図3に示すように、他の実施形態に係るパラペット101においては、立ち上がり部105の凹部133の立ち上がり面140の上端に段部を設けずに、凹部133の断面を略L字状としている。また、立ち上がり部105の上端面とアゴ部109上端面とが同一の平面上に含まれている。この場合においても、アゴ部109の上端部と凹部133との隙間をコーキング剤139によってシールすることにより、雨水がアゴ部109の背面123側に回り込むことによる防水層135への雨水の流入が防止される。また、上記実施形態と同様に、パラペット101のアゴ部109の構築を作業性良く行うことが可能である。
1 パラペット
3 陸屋根
5 立ち上がり部
9 アゴ部
11 本体部
13 平板部
23 背面
27 表面
33 凹部
34 接着剤
35 防水層
39 コーキング剤
45 L字クランプ

Claims (10)

  1. 防水層が施された陸屋根から立ち上がる立ち上がり部を有する構造物に設けられ、前記立ち上がり部から突出し前記陸屋根と対向する底面を備えたアゴ部を構成するアゴ部材であって、
    樹脂または押出し成形セメント板からなり、
    前記立ち上がり部の側面に接着剤によって接着される接着面を有し、
    前記接着面が前記立ち上がり部の前記側面に接着剤によって接着されることにより、前記立ち上がり部の前記側面と前記接着面との間で前記防水層の端部を保護することを特徴とするアゴ部材。
  2. 前記樹脂は、ビーズ法ポリスチレンフォーム、押出し法ポリスチレンフォーム、ポリプロピレンまたは樹脂木材の何れかであることを特徴とする請求項1に記載のアゴ部材。

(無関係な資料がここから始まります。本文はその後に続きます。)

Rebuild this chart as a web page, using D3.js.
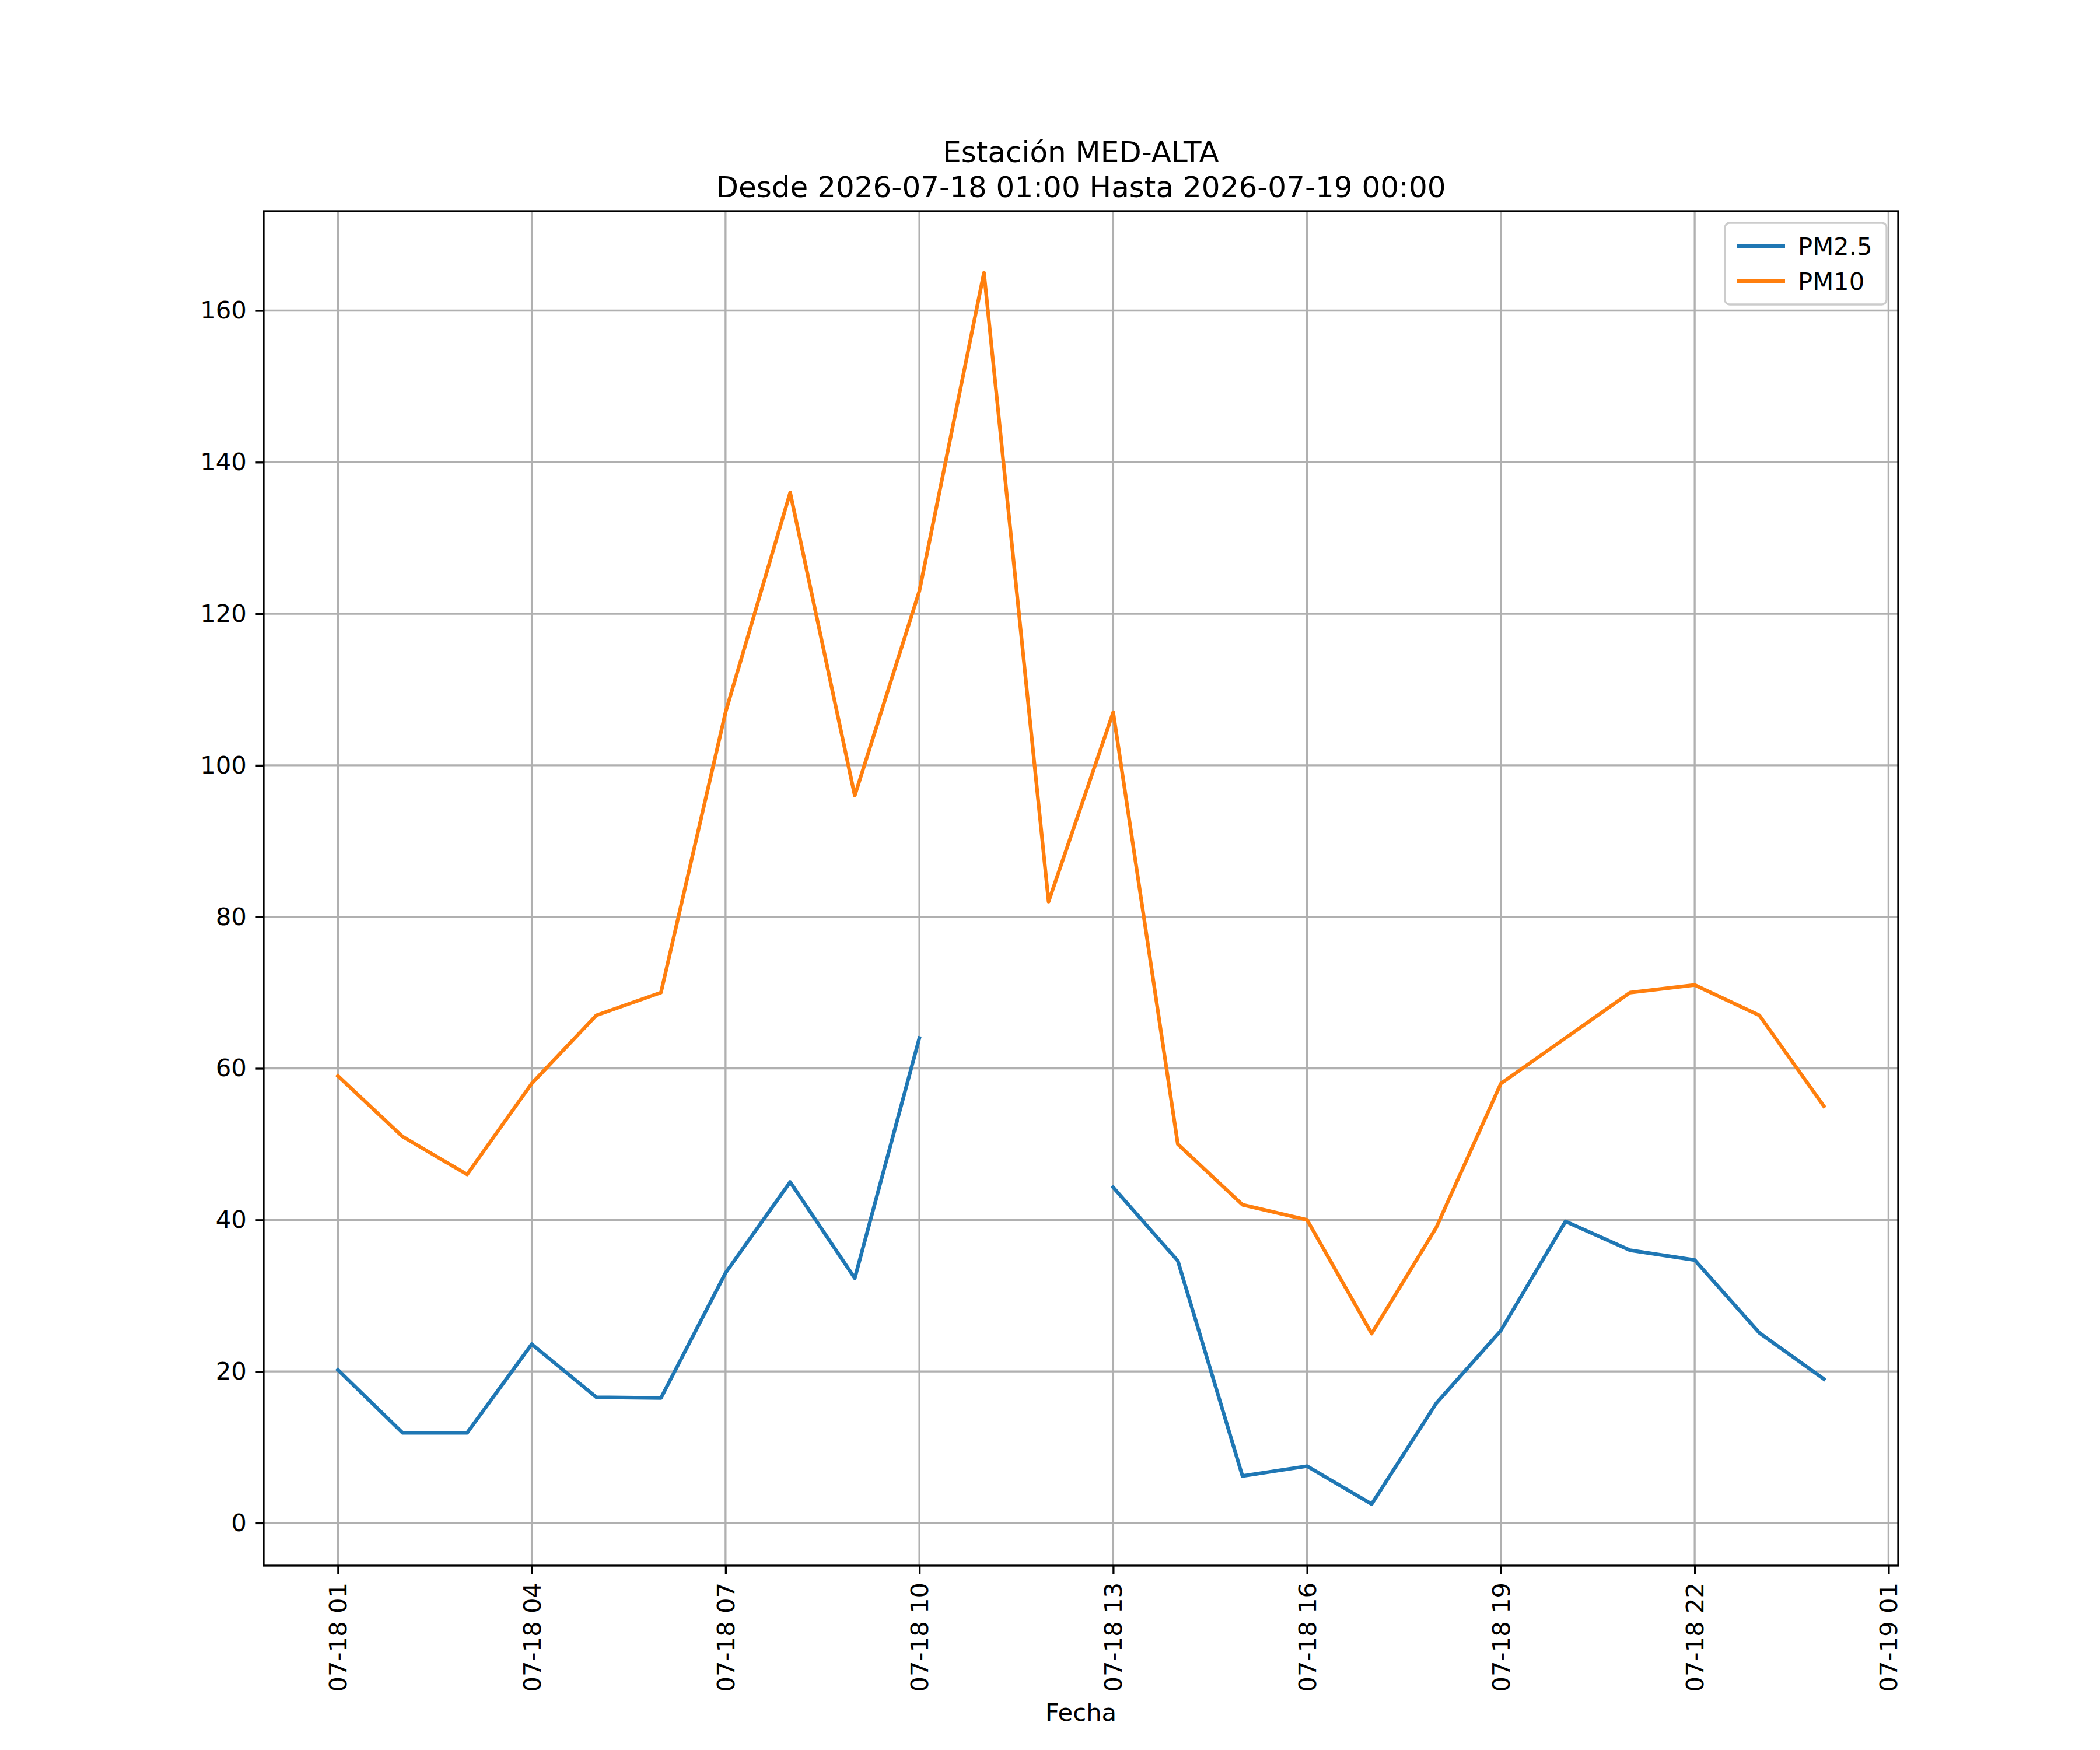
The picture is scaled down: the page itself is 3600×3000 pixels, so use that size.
<!DOCTYPE html>
<html><head><meta charset="utf-8">
<script src="https://cdn.jsdelivr.net/npm/d3@7"></script>
<style>body{margin:0;background:#fff}text{font-family:"DejaVu Sans",sans-serif}</style>
</head><body><svg id="c"></svg>
<script>
// hours after 2026-07-18 00:00 (1..24)
const hours = d3.range(1, 25);
const pm25 = [20.2, 11.9, 11.9, 23.6, 16.6, 16.5, 33, 45, 32.3, 64, null, null,
  44.3, 34.6, 6.2, 7.5, 2.5, 15.8, 25.4, 39.8, 36, 34.7, 25.1, 19];
const pm10 = [59, 51, 46, 58, 67, 70, 107, 136, 96, 123, 165, 82,
  107, 50, 42, 40, 25, 39, 58, 64, 70, 71, 67, 55];
const xTicks = [1, 4, 7, 10, 13, 16, 19, 22, 25];
const xTickLabels = ["07-18 01", "07-18 04", "07-18 07", "07-18 10", "07-18 13",
  "07-18 16", "07-18 19", "07-18 22", "07-19 01"];
const yTicks = [0, 20, 40, 60, 80, 100, 120, 140, 160];
const series = [{name: "PM2.5", values: pm25, color: "#1f77b4"},
  {name: "PM10", values: pm10, color: "#ff7f0e"}];

const W = 3600, H = 3000;
const L = 452, R = 3254, T = 362, B = 2684;
const svg = d3.select("#c").attr("width", W).attr("height", H);

const x = d3.scaleLinear().domain([1 - 23 * 0.05, 24 + 23 * 0.05]).range([L, R]);
const y = d3.scaleLinear().domain([2.5 - 162.5 * 0.05, 165 + 162.5 * 0.05]).range([B, T]);

// grid
svg.append("g").selectAll("line").data(xTicks).join("line")
  .attr("x1", d => x(d)).attr("x2", d => x(d)).attr("y1", T).attr("y2", B)
  .attr("stroke", "#b0b0b0").attr("stroke-width", 3.3);
svg.append("g").selectAll("line").data(yTicks).join("line")
  .attr("y1", d => y(d)).attr("y2", d => y(d)).attr("x1", L).attr("x2", R)
  .attr("stroke", "#b0b0b0").attr("stroke-width", 3.3);

const line = d3.line().defined(d => d[1] != null).x(d => x(d[0])).y(d => y(d[1]));
series.forEach(s => {
  svg.append("path").datum(hours.map((h, i) => [h, s.values[i]]))
    .attr("d", line).attr("fill", "none").attr("stroke", s.color)
    .attr("stroke-width", 6.25).attr("stroke-linecap", "square").attr("stroke-linejoin", "round");
});

// axes
const xa = svg.append("g").attr("transform", `translate(0,${B})`)
  .call(d3.axisBottom(x).tickValues(xTicks).tickFormat((d, i) => xTickLabels[i]).tickSize(14.6).tickPadding(14.6));
xa.selectAll("text").attr("font-size", 41.7).attr("fill", "#000")
  .attr("transform", "rotate(-90)").attr("text-anchor", "end")
  .attr("x", -29).attr("y", 0).attr("dy", "0.35em");
const ya = svg.append("g").attr("transform", `translate(${L},0)`)
  .call(d3.axisLeft(y).tickValues(yTicks).tickSize(14.6).tickPadding(14.6));
ya.selectAll("text").attr("font-size", 41.7).attr("fill", "#000");
[xa, ya].forEach(a => { a.select(".domain").remove(); a.selectAll("line").attr("stroke-width", 3.3); });
svg.append("rect").attr("x", L).attr("y", T).attr("width", R - L).attr("height", B - T)
  .attr("fill", "none").attr("stroke", "#000").attr("stroke-width", 3.3);

svg.append("text").attr("x", (L + R) / 2).attr("y", 2950).attr("text-anchor", "middle")
  .attr("font-size", 41.7).text("Fecha");
svg.append("text").attr("x", (L + R) / 2).attr("y", 278).attr("text-anchor", "middle")
  .attr("font-size", 50).text("Estación MED-ALTA");
svg.append("text").attr("x", (L + R) / 2).attr("y", 338).attr("text-anchor", "middle")
  .attr("font-size", 50).text("Desde 2026-07-18 01:00 Hasta 2026-07-19 00:00");

// legend
const lg = svg.append("g").attr("transform", `translate(${R - 297},${T + 20})`);
lg.append("rect").attr("width", 277).attr("height", 140).attr("rx", 8)
  .attr("fill", "#fff").attr("fill-opacity", 0.8).attr("stroke", "#ccc").attr("stroke-width", 3.3);
series.forEach((s, i) => {
  const yy = 40 + i * 60;
  lg.append("line").attr("x1", 20).attr("x2", 103).attr("y1", yy).attr("y2", yy)
    .attr("stroke", s.color).attr("stroke-width", 6.25);
  lg.append("text").attr("x", 125).attr("y", yy).attr("dy", "0.35em")
    .attr("font-size", 41.7).text(s.name);
});
</script></body></html>
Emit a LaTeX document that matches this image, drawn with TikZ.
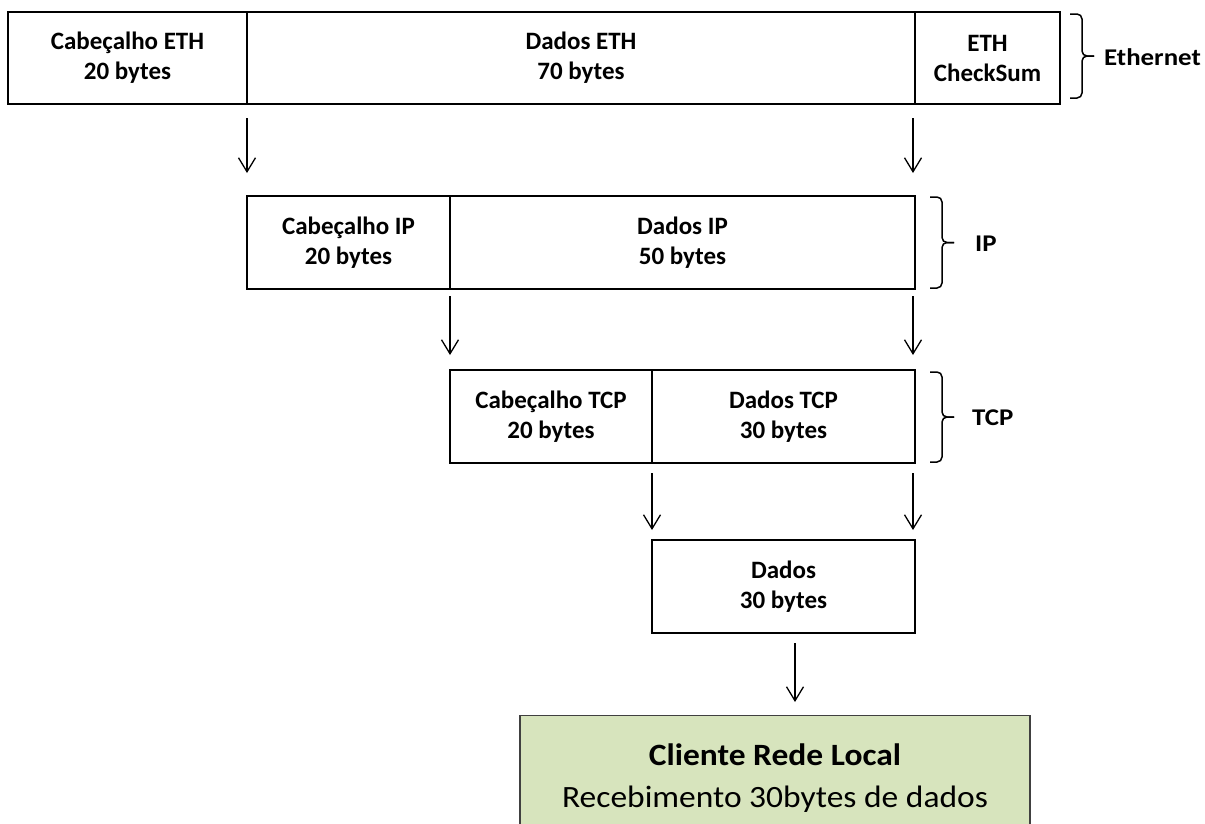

  3. 防水層が施された陸屋根から立ち上がる立ち上がり部を有する構造物に設けられ、前記立ち上がり部から突出し前記陸屋根と対向する底面を備えたアゴ部の構築方法であって、
    前記アゴ部は樹脂または押出し成形セメント板からなるアゴ部材により構成され、
    前記アゴ部材は、前記立ち上がり部の側面に接着剤によって接着される接着面を有し、
    前記立ち上がり部が形成された後に、前記立ち上がり部の前記側面に前記アゴ部材の前記接着面を接着剤によって接着し、前記立ち上がり部の前記側面と前記接着面との間で前記防水層の端部を保護することを特徴とするアゴ部の構築方法。
  4. 前記樹脂は、ビーズ法ポリスチレンフォーム、押出し法ポリスチレンフォーム、ポリプロピレンまたは樹脂木材の何れかであることを特徴とする請求項3に記載のアゴ部の構築方法。
  5. 前記立ち上がり部の側面に略水平方向に延在する凹部を形成し、
    前記凹部に前記アゴ部材を載置して前記立ち上がり部に前記アゴ部材を接着することを特徴とする請求項3または4に記載のアゴ部の構築方法。
  6. 前記アゴ部を、前記立ち上がり部に接着する前に前記アゴ部材に塗装を施すことを特徴とする請求項3または4に記載のアゴ部の構築方法。
  7. 前記接着剤が硬化するまで治具によって前記立ち上がり部と前記アゴ部とを挟持することを特徴とする請求項3または4に記載のアゴ部の構築方法。
  8. 前記立ち上がり部に前記アゴ部を接着した後、前記アゴ部と前記立ち上がり部との間をシールすることを特徴とする請求項3または4に記載のアゴ部の構築方法。
  9. 前記接着剤が硬化するまでサポート部材によって前記アゴ部を支持することを特徴とする請求項3または4に記載のアゴ部の構築方法。
  10. 防水層が施された陸屋根から立ち上がる立ち上がり部を有する構造物に設けられ、前記立ち上がり部から突出し前記陸屋根に対向する底面を備えたアゴ部の構造であって、
    前記アゴ部は樹脂または押出し成形セメント板からなり、
    前記立ち上がり部の側面に接着剤によって接着される接着面を有し、
    前記接着面が前記立ち上がり部の前記側面に接着剤によって接着されることにより、前記立ち上がり部の側面と前記接着面との間で前記防水層の端部を保護することを特徴とするアゴ部の構造。